# Your task:
Beginning with the first line, set down every line through the one containing "capacity = [10, 75, 140, 200, 265, 330, 390, 455, 520]", exactly as it appears, but not the pictures.

# Recorded information:
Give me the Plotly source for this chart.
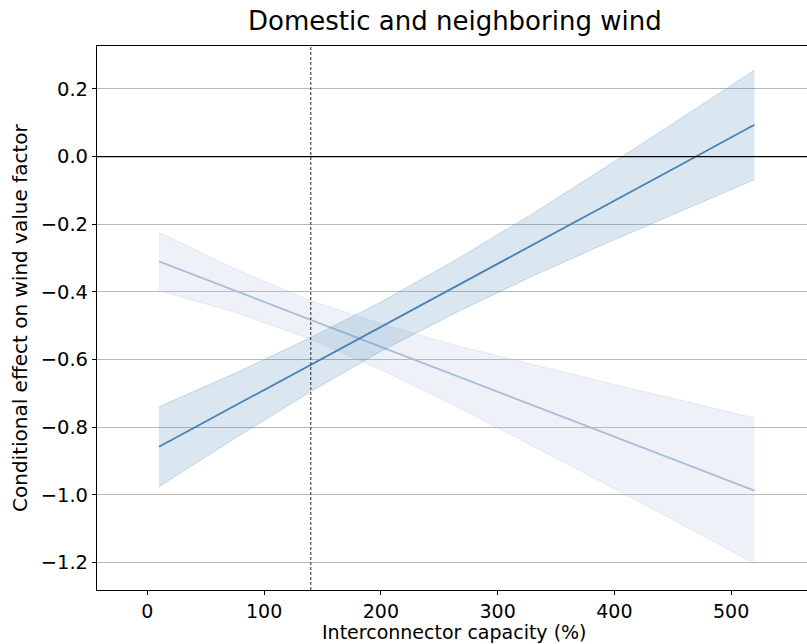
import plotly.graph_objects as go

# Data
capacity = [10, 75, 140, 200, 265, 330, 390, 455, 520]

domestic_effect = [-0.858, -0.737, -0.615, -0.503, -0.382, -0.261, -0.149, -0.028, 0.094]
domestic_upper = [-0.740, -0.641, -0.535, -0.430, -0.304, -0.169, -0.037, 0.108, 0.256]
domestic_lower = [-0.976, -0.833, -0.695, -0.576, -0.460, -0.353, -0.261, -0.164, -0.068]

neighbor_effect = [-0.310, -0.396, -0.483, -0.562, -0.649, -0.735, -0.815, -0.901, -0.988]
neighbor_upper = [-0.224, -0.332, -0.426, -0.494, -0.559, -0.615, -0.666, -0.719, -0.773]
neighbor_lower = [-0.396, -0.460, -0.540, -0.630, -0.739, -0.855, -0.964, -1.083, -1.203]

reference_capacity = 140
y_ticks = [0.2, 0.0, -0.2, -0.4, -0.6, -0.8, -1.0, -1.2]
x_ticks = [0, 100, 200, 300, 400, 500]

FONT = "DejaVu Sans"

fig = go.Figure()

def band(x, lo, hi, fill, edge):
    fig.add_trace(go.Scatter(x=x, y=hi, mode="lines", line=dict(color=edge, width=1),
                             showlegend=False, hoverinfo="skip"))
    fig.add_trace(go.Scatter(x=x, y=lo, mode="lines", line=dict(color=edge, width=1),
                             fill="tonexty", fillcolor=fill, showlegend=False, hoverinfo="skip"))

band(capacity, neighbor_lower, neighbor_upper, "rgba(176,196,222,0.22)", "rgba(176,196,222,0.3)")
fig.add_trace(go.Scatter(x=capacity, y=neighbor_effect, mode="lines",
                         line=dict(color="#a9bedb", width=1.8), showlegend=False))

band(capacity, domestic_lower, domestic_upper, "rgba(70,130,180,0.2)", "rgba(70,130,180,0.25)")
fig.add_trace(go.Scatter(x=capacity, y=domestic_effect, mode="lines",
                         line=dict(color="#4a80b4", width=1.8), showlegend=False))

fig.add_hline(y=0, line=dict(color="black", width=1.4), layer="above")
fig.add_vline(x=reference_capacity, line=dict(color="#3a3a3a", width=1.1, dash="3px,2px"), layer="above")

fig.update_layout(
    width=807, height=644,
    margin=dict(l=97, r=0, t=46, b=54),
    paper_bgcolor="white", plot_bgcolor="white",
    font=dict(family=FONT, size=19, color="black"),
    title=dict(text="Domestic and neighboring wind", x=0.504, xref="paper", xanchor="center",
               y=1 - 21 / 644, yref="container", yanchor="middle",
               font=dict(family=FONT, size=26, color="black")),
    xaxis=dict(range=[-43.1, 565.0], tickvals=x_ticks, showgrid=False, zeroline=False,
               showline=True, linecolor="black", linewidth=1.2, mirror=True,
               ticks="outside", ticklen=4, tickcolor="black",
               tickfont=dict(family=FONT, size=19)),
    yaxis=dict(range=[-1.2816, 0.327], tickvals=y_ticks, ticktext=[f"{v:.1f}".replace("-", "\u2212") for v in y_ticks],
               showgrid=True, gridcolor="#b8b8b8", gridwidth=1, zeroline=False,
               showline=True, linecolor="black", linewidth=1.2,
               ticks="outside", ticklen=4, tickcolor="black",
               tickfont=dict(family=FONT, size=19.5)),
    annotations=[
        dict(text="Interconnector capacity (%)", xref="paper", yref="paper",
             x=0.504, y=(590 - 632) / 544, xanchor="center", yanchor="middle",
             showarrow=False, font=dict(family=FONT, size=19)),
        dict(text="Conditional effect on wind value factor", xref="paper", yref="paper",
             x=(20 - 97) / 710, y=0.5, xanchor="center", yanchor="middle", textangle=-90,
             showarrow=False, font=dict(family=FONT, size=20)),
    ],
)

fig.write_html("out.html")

# Task output:
Give me the Plotly source for this chart.
import plotly.graph_objects as go

# Data
capacity = [10, 75, 140, 200, 265, 330, 390, 455, 520]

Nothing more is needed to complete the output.